--- Begin COLLECTED MATERIAL ---

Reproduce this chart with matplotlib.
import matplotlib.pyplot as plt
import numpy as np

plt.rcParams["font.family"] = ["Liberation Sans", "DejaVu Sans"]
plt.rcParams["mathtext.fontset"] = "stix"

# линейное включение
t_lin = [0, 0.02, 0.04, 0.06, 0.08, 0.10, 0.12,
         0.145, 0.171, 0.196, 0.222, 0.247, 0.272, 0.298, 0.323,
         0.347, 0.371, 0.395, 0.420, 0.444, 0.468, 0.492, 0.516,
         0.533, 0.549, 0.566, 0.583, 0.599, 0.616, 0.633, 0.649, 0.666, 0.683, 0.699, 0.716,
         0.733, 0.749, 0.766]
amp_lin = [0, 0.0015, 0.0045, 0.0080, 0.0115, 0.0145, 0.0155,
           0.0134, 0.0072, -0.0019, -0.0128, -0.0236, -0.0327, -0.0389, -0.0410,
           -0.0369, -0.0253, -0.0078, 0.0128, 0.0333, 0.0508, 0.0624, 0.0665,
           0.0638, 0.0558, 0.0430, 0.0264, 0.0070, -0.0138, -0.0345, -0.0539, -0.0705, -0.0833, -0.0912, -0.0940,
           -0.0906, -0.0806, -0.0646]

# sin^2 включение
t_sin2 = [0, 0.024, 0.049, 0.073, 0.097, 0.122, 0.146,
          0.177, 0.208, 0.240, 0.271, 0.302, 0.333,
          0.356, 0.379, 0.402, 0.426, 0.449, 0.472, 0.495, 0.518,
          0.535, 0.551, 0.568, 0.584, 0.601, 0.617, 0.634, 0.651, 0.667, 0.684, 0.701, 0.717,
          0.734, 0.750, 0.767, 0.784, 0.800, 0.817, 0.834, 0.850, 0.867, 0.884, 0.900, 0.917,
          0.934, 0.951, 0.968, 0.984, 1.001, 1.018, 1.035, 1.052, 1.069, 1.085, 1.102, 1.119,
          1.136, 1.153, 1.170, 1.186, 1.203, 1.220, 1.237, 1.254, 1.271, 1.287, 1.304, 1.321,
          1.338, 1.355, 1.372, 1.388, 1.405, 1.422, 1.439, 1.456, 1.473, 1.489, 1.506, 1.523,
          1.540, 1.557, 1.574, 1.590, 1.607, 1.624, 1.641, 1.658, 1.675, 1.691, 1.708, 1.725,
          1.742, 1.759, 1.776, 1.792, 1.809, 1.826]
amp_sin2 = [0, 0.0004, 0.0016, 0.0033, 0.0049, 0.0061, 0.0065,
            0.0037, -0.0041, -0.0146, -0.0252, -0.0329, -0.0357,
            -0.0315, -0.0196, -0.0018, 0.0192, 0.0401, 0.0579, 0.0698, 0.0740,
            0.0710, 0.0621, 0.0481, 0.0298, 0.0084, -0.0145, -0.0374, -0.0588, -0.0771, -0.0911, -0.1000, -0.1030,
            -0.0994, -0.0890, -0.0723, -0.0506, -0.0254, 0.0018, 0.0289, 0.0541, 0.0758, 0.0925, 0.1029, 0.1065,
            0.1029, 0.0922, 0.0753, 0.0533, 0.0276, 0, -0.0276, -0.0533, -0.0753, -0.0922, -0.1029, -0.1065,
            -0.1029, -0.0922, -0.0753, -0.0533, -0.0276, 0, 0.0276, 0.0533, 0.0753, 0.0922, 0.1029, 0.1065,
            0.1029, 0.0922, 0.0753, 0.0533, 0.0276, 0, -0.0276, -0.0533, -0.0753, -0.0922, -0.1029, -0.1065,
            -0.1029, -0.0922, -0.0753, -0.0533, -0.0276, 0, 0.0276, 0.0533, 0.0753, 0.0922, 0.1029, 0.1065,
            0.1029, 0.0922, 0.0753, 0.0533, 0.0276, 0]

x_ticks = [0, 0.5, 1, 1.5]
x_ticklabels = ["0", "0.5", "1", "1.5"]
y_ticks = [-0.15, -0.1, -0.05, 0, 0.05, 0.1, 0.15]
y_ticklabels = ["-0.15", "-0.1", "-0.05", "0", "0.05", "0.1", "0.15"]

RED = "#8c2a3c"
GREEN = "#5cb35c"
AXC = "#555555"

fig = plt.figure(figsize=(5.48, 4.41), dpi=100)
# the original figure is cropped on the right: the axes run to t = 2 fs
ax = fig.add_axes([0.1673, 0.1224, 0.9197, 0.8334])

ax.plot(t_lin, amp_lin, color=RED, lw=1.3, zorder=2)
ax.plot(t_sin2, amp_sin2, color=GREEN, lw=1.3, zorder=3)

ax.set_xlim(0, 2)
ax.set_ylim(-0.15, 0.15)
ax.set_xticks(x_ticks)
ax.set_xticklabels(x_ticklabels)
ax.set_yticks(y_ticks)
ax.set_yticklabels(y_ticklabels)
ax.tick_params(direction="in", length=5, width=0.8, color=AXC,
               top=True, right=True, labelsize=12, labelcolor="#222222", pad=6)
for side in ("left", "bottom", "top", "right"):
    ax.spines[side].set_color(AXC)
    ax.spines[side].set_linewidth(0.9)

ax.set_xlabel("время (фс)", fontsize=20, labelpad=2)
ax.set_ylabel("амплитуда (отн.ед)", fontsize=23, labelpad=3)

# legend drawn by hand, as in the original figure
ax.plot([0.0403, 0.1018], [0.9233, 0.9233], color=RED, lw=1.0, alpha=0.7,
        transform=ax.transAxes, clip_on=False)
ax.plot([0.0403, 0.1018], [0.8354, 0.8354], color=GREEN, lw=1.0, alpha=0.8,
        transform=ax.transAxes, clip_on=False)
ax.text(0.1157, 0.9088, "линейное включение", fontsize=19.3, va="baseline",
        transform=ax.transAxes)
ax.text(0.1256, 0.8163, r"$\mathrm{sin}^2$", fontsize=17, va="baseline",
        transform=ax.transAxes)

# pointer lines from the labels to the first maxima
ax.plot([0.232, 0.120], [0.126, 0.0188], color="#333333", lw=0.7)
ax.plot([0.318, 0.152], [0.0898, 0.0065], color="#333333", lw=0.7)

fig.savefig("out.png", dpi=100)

--- End COLLECTED MATERIAL ---

> _DIRECTIVE_:
Write the material out again word for word.

> _SOLUTION TO THIS PROBLEM_:
Reproduce this chart with matplotlib.
import matplotlib.pyplot as plt
import numpy as np

plt.rcParams["font.family"] = ["Liberation Sans", "DejaVu Sans"]
plt.rcParams["mathtext.fontset"] = "stix"

# линейное включение
t_lin = [0, 0.02, 0.04, 0.06, 0.08, 0.10, 0.12,
         0.145, 0.171, 0.196, 0.222, 0.247, 0.272, 0.298, 0.323,
         0.347, 0.371, 0.395, 0.420, 0.444, 0.468, 0.492, 0.516,
         0.533, 0.549, 0.566, 0.583, 0.599, 0.616, 0.633, 0.649, 0.666, 0.683, 0.699, 0.716,
         0.733, 0.749, 0.766]
amp_lin = [0, 0.0015, 0.0045, 0.0080, 0.0115, 0.0145, 0.0155,
           0.0134, 0.0072, -0.0019, -0.0128, -0.0236, -0.0327, -0.0389, -0.0410,
           -0.0369, -0.0253, -0.0078, 0.0128, 0.0333, 0.0508, 0.0624, 0.0665,
           0.0638, 0.0558, 0.0430, 0.0264, 0.0070, -0.0138, -0.0345, -0.0539, -0.0705, -0.0833, -0.0912, -0.0940,
           -0.0906, -0.0806, -0.0646]

# sin^2 включение
t_sin2 = [0, 0.024, 0.049, 0.073, 0.097, 0.122, 0.146,
          0.177, 0.208, 0.240, 0.271, 0.302, 0.333,
          0.356, 0.379, 0.402, 0.426, 0.449, 0.472, 0.495, 0.518,
          0.535, 0.551, 0.568, 0.584, 0.601, 0.617, 0.634, 0.651, 0.667, 0.684, 0.701, 0.717,
          0.734, 0.750, 0.767, 0.784, 0.800, 0.817, 0.834, 0.850, 0.867, 0.884, 0.900, 0.917,
          0.934, 0.951, 0.968, 0.984, 1.001, 1.018, 1.035, 1.052, 1.069, 1.085, 1.102, 1.119,
          1.136, 1.153, 1.170, 1.186, 1.203, 1.220, 1.237, 1.254, 1.271, 1.287, 1.304, 1.321,
          1.338, 1.355, 1.372, 1.388, 1.405, 1.422, 1.439, 1.456, 1.473, 1.489, 1.506, 1.523,
          1.540, 1.557, 1.574, 1.590, 1.607, 1.624, 1.641, 1.658, 1.675, 1.691, 1.708, 1.725,
          1.742, 1.759, 1.776, 1.792, 1.809, 1.826]
amp_sin2 = [0, 0.0004, 0.0016, 0.0033, 0.0049, 0.0061, 0.0065,
            0.0037, -0.0041, -0.0146, -0.0252, -0.0329, -0.0357,
            -0.0315, -0.0196, -0.0018, 0.0192, 0.0401, 0.0579, 0.0698, 0.0740,
            0.0710, 0.0621, 0.0481, 0.0298, 0.0084, -0.0145, -0.0374, -0.0588, -0.0771, -0.0911, -0.1000, -0.1030,
            -0.0994, -0.0890, -0.0723, -0.0506, -0.0254, 0.0018, 0.0289, 0.0541, 0.0758, 0.0925, 0.1029, 0.1065,
            0.1029, 0.0922, 0.0753, 0.0533, 0.0276, 0, -0.0276, -0.0533, -0.0753, -0.0922, -0.1029, -0.1065,
            -0.1029, -0.0922, -0.0753, -0.0533, -0.0276, 0, 0.0276, 0.0533, 0.0753, 0.0922, 0.1029, 0.1065,
            0.1029, 0.0922, 0.0753, 0.0533, 0.0276, 0, -0.0276, -0.0533, -0.0753, -0.0922, -0.1029, -0.1065,
            -0.1029, -0.0922, -0.0753, -0.0533, -0.0276, 0, 0.0276, 0.0533, 0.0753, 0.0922, 0.1029, 0.1065,
            0.1029, 0.0922, 0.0753, 0.0533, 0.0276, 0]

x_ticks = [0, 0.5, 1, 1.5]
x_ticklabels = ["0", "0.5", "1", "1.5"]
y_ticks = [-0.15, -0.1, -0.05, 0, 0.05, 0.1, 0.15]
y_ticklabels = ["-0.15", "-0.1", "-0.05", "0", "0.05", "0.1", "0.15"]

RED = "#8c2a3c"
GREEN = "#5cb35c"
AXC = "#555555"

fig = plt.figure(figsize=(5.48, 4.41), dpi=100)
# the original figure is cropped on the right: the axes run to t = 2 fs
ax = fig.add_axes([0.1673, 0.1224, 0.9197, 0.8334])

ax.plot(t_lin, amp_lin, color=RED, lw=1.3, zorder=2)
ax.plot(t_sin2, amp_sin2, color=GREEN, lw=1.3, zorder=3)

ax.set_xlim(0, 2)
ax.set_ylim(-0.15, 0.15)
ax.set_xticks(x_ticks)
ax.set_xticklabels(x_ticklabels)
ax.set_yticks(y_ticks)
ax.set_yticklabels(y_ticklabels)
ax.tick_params(direction="in", length=5, width=0.8, color=AXC,
               top=True, right=True, labelsize=12, labelcolor="#222222", pad=6)
for side in ("left", "bottom", "top", "right"):
    ax.spines[side].set_color(AXC)
    ax.spines[side].set_linewidth(0.9)

ax.set_xlabel("время (фс)", fontsize=20, labelpad=2)
ax.set_ylabel("амплитуда (отн.ед)", fontsize=23, labelpad=3)

# legend drawn by hand, as in the original figure
ax.plot([0.0403, 0.1018], [0.9233, 0.9233], color=RED, lw=1.0, alpha=0.7,
        transform=ax.transAxes, clip_on=False)
ax.plot([0.0403, 0.1018], [0.8354, 0.8354], color=GREEN, lw=1.0, alpha=0.8,
        transform=ax.transAxes, clip_on=False)
ax.text(0.1157, 0.9088, "линейное включение", fontsize=19.3, va="baseline",
        transform=ax.transAxes)
ax.text(0.1256, 0.8163, r"$\mathrm{sin}^2$", fontsize=17, va="baseline",
        transform=ax.transAxes)

# pointer lines from the labels to the first maxima
ax.plot([0.232, 0.120], [0.126, 0.0188], color="#333333", lw=0.7)
ax.plot([0.318, 0.152], [0.0898, 0.0065], color="#333333", lw=0.7)

fig.savefig("out.png", dpi=100)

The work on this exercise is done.